### RECORDED INFORMATION
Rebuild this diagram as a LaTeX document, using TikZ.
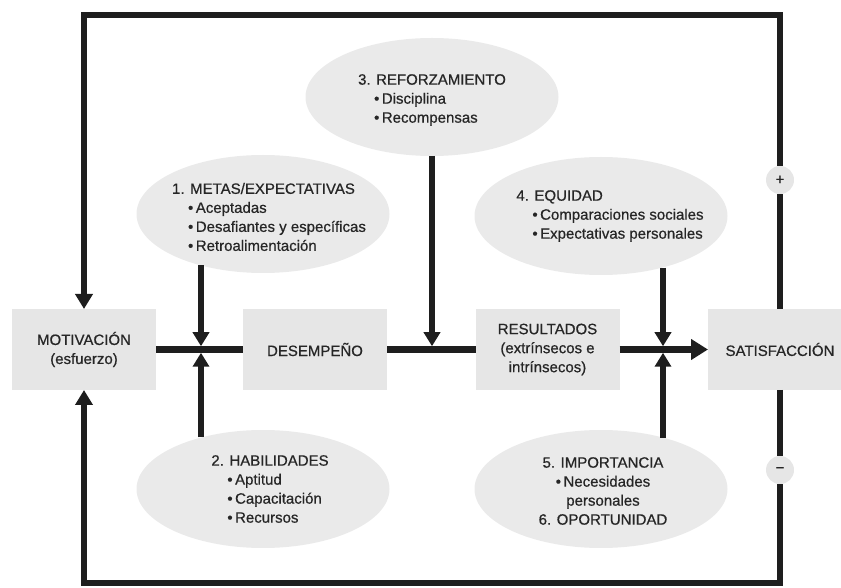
\documentclass[tikz,border=0pt]{standalone}
\usepackage{fontspec}
\setmainfont{Liberation Sans}[FakeBold=0.6]
\usetikzlibrary{arrows.meta,shapes.geometric}
\definecolor{boxgray}{HTML}{E6E6E6}
\definecolor{blobgray}{HTML}{EAEAEA}
\definecolor{ink}{HTML}{1E1E1E}
\definecolor{txt}{HTML}{262626}
\newcommand{\punto}{\hspace*{16pt}•\,}

\begin{document}
\begin{tikzpicture}[x=1pt, y=1pt,
    every node/.style={
        text=txt,
        font=\fontsize{15}{19}\selectfont\addfontfeatures{FakeBold=0.6}},
    box/.style={
        fill=boxgray,
        minimum width=144pt,
        minimum height=81pt,
        inner sep=0pt,
        outer sep=0pt,
        align=center},
    blob/.style={
        ellipse,
        fill=blobgray,
        minimum width=253pt,
        minimum height=118pt,
        inner sep=0pt,
        outer sep=0pt},
    blobtext/.style={inner sep=0pt, align=left},
    sign/.style={circle, fill=boxgray, minimum size=28pt, inner sep=0pt},
    main/.style={draw=ink, line width=6.5pt},
    back/.style={draw=ink, line width=6pt},
    feed/.style={back, -{Triangle[width=17pt,length=15pt]}},
    tie/.style={draw=ink, line width=5.5pt, shorten >=3.25pt,
        -{Triangle[width=16pt,length=14pt]}}]

    \useasboundingbox (0,0) rectangle (841,587);
    \clip (0,0) rectangle (841,587);

    \node[box] (mot) at (84,237.5) {MOTIVACIÓN\\(esfuerzo)};
    \node[box] (des) at (315,237.5) {DESEMPEÑO};
    \node[box] (res) at (547.5,237.5) {RESULTADOS\\(extrínsecos e\\intrínsecos)};
    \node[box] (sat) at (780,237.5) {SATISFACCIÓN};

    \node[blob] (e1) at (263,373) {};
    \node[blob] (e2) at (263,98) {};
    \node[blob] (e3) at (432,490) {};
    \node[blob] (e4) at (601,371) {};
    \node[blob] (e5) at (601,98) {};

    \node[blobtext] (t1) at ([shift={(6,-3)}]e1) {1. METAS/EXPECTATIVAS\\\punto Aceptadas\\\punto Desafiantes y específicas\\\punto Retroalimentación};
    \node[blobtext] (t2) at ([shift={(7,0)}]e2) {2. HABILIDADES\\\punto Aptitud\\\punto Capacitación\\\punto Recursos};
    \node[blobtext] (t3) at ([shift={(0,-3)}]e3) {3. REFORZAMIENTO\\\punto Disciplina\\\punto Recompensas};
    \node[blobtext] (t4) at ([shift={(9,0)}]e4) {4. EQUIDAD\\\punto Comparaciones sociales\\\punto Expectativas personales};
    \node[blobtext, align=center] (t5) at ([shift={(2,-2)}]e5) {5. IMPORTANCIA\\•\,Necesidades\\personales\\6. OPORTUNIDAD};

    \node[sign] (plus) at (780,407) {+};
    \node[sign] (minus) at (780,117) {−};

    \coordinate (j1) at (201,237.5);
    \coordinate (j3) at (432,237.5);
    \coordinate (j4) at (663,237.5);
    \coordinate (tr) at (780,572);
    \coordinate (br) at (780,4);

    \draw[main] (mot) -- (des);
    \draw[main] (des) -- (res);
    \draw[main, -{Triangle[width=20pt,length=17pt]}] (res) -- (sat);

    \draw[tie] (j1 |- e1.219.7) -- (j1);
    \draw[tie] (j1 |- e2.140.3) -- (j1);
    \draw[tie] (e3.south) -- (j3);
    \draw[tie] (j4 |- e4.320.3) -- (j4);
    \draw[tie] (j4 |- e5.39.7) -- (j4);

    \draw[back] (sat) -- (plus);
    \draw[back] (sat) -- (minus);
    \draw[feed] (plus) -- (tr) -| (mot);
    \draw[feed] (minus) -- (br) -| (mot);
\end{tikzpicture}
\end{document}
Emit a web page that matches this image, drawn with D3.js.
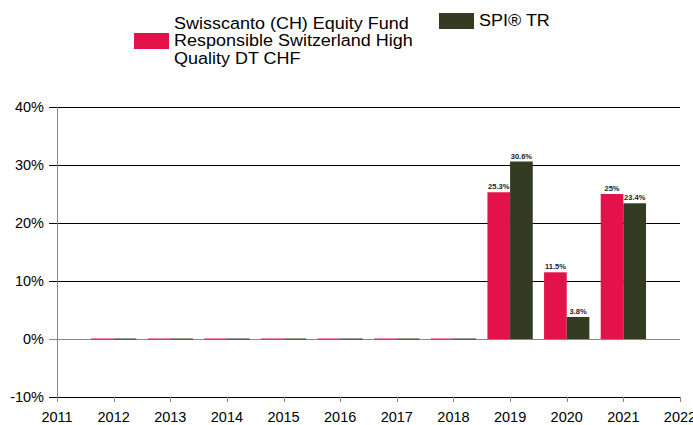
<!DOCTYPE html>
<html>
<head>
<meta charset="utf-8">
<script src="https://cdn.jsdelivr.net/npm/d3@7"></script>
<style>
	body { margin: 0; background: #fff; }
	svg { display: block; font-family: "Liberation Sans", Arial, sans-serif; }
</style>
</head>
<body>
<div id="chart"></div>
<script>
const years = [2012, 2013, 2014, 2015, 2016, 2017, 2018, 2019, 2020, 2021];
const fund = [0, 0, 0, 0, 0, 0, 0, 25.3, 11.5, 25];
const spi = [0, 0, 0, 0, 0, 0, 0, 30.6, 3.8, 23.4];
const xTicks = [2011, 2012, 2013, 2014, 2015, 2016, 2017, 2018, 2019, 2020, 2021, 2022];
const yTicks = [-10, 0, 10, 20, 30, 40];
const seriesNames = ["Swisscanto (CH) Equity Fund|Responsible Switzerland High|Quality DT CHF", "SPI® TR"];
const colors = ["#e3124b", "#333b22"];

const width = 693, height = 425;

let scale = {
	x: d3.scaleLinear().domain([2011, 2022]).range([57, 680]),
	y: d3.scaleLinear().domain([-10, 40]).range([397, 107])
};

let svg = d3.select("#chart").append("svg")
	.attr("width", width)
	.attr("height", height);

// grid lines
svg.append("g")
	.selectAll("line")
	.data(yTicks)
	.enter().append("line")
	.attr("x1", scale.x(2011) - 8)
	.attr("x2", scale.x(2022))
	.attr("y1", d => Math.round(scale.y(d)) + 0.5)
	.attr("y2", d => Math.round(scale.y(d)) + 0.5)
	.attr("stroke", d => d === 0 ? "#888" : "#000")
	.attr("stroke-width", 1);

// y labels
svg.append("g")
	.selectAll("text")
	.data(yTicks)
	.enter().append("text")
	.attr("x", 44)
	.attr("y", d => scale.y(d))
	.attr("dy", "0.35em")
	.attr("text-anchor", "end")
	.attr("font-size", 14.5)
	.attr("fill", "#000")
	.text(d => d + "%");

// left axis
svg.append("line")
	.attr("x1", Math.round(scale.x(2011)) + 0.5)
	.attr("x2", Math.round(scale.x(2011)) + 0.5)
	.attr("y1", scale.y(40))
	.attr("y2", scale.y(-10))
	.attr("stroke", "#888");

// x ticks
let xAxis = svg.append("g");
xAxis.selectAll("line")
	.data(xTicks)
	.enter().append("line")
	.attr("x1", d => Math.round(scale.x(d)) + 0.5)
	.attr("x2", d => Math.round(scale.x(d)) + 0.5)
	.attr("y1", scale.y(-10))
	.attr("y2", scale.y(-10) + 5)
	.attr("stroke", "#888");
xAxis.selectAll("text")
	.data(xTicks)
	.enter().append("text")
	.attr("x", d => scale.x(d))
	.attr("y", 422)
	.attr("text-anchor", "middle")
	.attr("font-size", 14.5)
	.text(d => d);

// bars
let step = scale.x(1) - scale.x(0);
let bw = step * 0.4;
let series = [fund, spi];

series.forEach((vals, i) => {
	let g = svg.append("g").attr("class", "series");
	let rows = years.map((y, j) => ({ year: y, value: vals[j] }));
	g.selectAll("rect")
		.data(rows)
		.enter().append("rect")
		.attr("x", d => scale.x(d.year) - bw + i * bw)
		.attr("width", bw)
		.attr("y", d => d.value === 0 ? scale.y(0) - 0.5 : scale.y(d.value))
		.attr("height", d => d.value === 0 ? 1 : scale.y(0) - scale.y(d.value))
		.attr("fill", colors[i]);

	g.selectAll("text")
		.data(rows.filter(d => d.value !== 0))
		.enter().append("text")
		.attr("x", d => scale.x(d.year) - bw + i * bw + bw / 2)
		.attr("y", d => scale.y(d.value) - 3)
		.attr("text-anchor", "middle")
		.attr("font-size", 7.5)
		.attr("font-weight", "bold")
		.attr("fill", "#222")
		.text(d => d.value + "%");
});

// legend (text is a little wider than the plain font, so stretch it)
let legend = svg.append("g");
legend.append("rect")
	.attr("x", 134).attr("y", 33).attr("width", 35).attr("height", 16)
	.attr("fill", colors[0]);
legend.append("text")
	.attr("transform", "translate(174,29) scale(1.09,1)")
	.attr("font-size", 16.5)
	.selectAll("tspan")
	.data(seriesNames[0].split("|"))
	.enter().append("tspan")
	.attr("x", 0)
	.attr("dy", (d, i) => i === 0 ? 0 : 17.5)
	.text(d => d);

legend.append("rect")
	.attr("x", 439).attr("y", 13).attr("width", 35).attr("height", 16)
	.attr("fill", colors[1]);
legend.append("text")
	.attr("transform", "translate(479,26) scale(1.09,1)")
	.attr("font-size", 16.5)
	.text(seriesNames[1]);
</script>
</body>
</html>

### WORK REQUIRED
Begin at the first line of the entries above and return each line exactly, stopping after the line that contains "(e5) at (601,98)". Pictures do not belong in the copy.

### THE SOLUTION
Rebuild this diagram as a LaTeX document, using TikZ.
\documentclass[tikz,border=0pt]{standalone}
\usepackage{fontspec}
\setmainfont{Liberation Sans}[FakeBold=0.6]
\usetikzlibrary{arrows.meta,shapes.geometric}
\definecolor{boxgray}{HTML}{E6E6E6}
\definecolor{blobgray}{HTML}{EAEAEA}
\definecolor{ink}{HTML}{1E1E1E}
\definecolor{txt}{HTML}{262626}
\newcommand{\punto}{\hspace*{16pt}•\,}

\begin{document}
\begin{tikzpicture}[x=1pt, y=1pt,
    every node/.style={
        text=txt,
        font=\fontsize{15}{19}\selectfont\addfontfeatures{FakeBold=0.6}},
    box/.style={
        fill=boxgray,
        minimum width=144pt,
        minimum height=81pt,
        inner sep=0pt,
        outer sep=0pt,
        align=center},
    blob/.style={
        ellipse,
        fill=blobgray,
        minimum width=253pt,
        minimum height=118pt,
        inner sep=0pt,
        outer sep=0pt},
    blobtext/.style={inner sep=0pt, align=left},
    sign/.style={circle, fill=boxgray, minimum size=28pt, inner sep=0pt},
    main/.style={draw=ink, line width=6.5pt},
    back/.style={draw=ink, line width=6pt},
    feed/.style={back, -{Triangle[width=17pt,length=15pt]}},
    tie/.style={draw=ink, line width=5.5pt, shorten >=3.25pt,
        -{Triangle[width=16pt,length=14pt]}}]

    \useasboundingbox (0,0) rectangle (841,587);
    \clip (0,0) rectangle (841,587);

    \node[box] (mot) at (84,237.5) {MOTIVACIÓN\\(esfuerzo)};
    \node[box] (des) at (315,237.5) {DESEMPEÑO};
    \node[box] (res) at (547.5,237.5) {RESULTADOS\\(extrínsecos e\\intrínsecos)};
    \node[box] (sat) at (780,237.5) {SATISFACCIÓN};

    \node[blob] (e1) at (263,373) {};
    \node[blob] (e2) at (263,98) {};
    \node[blob] (e3) at (432,490) {};
    \node[blob] (e4) at (601,371) {};
    \node[blob] (e5) at (601,98) {};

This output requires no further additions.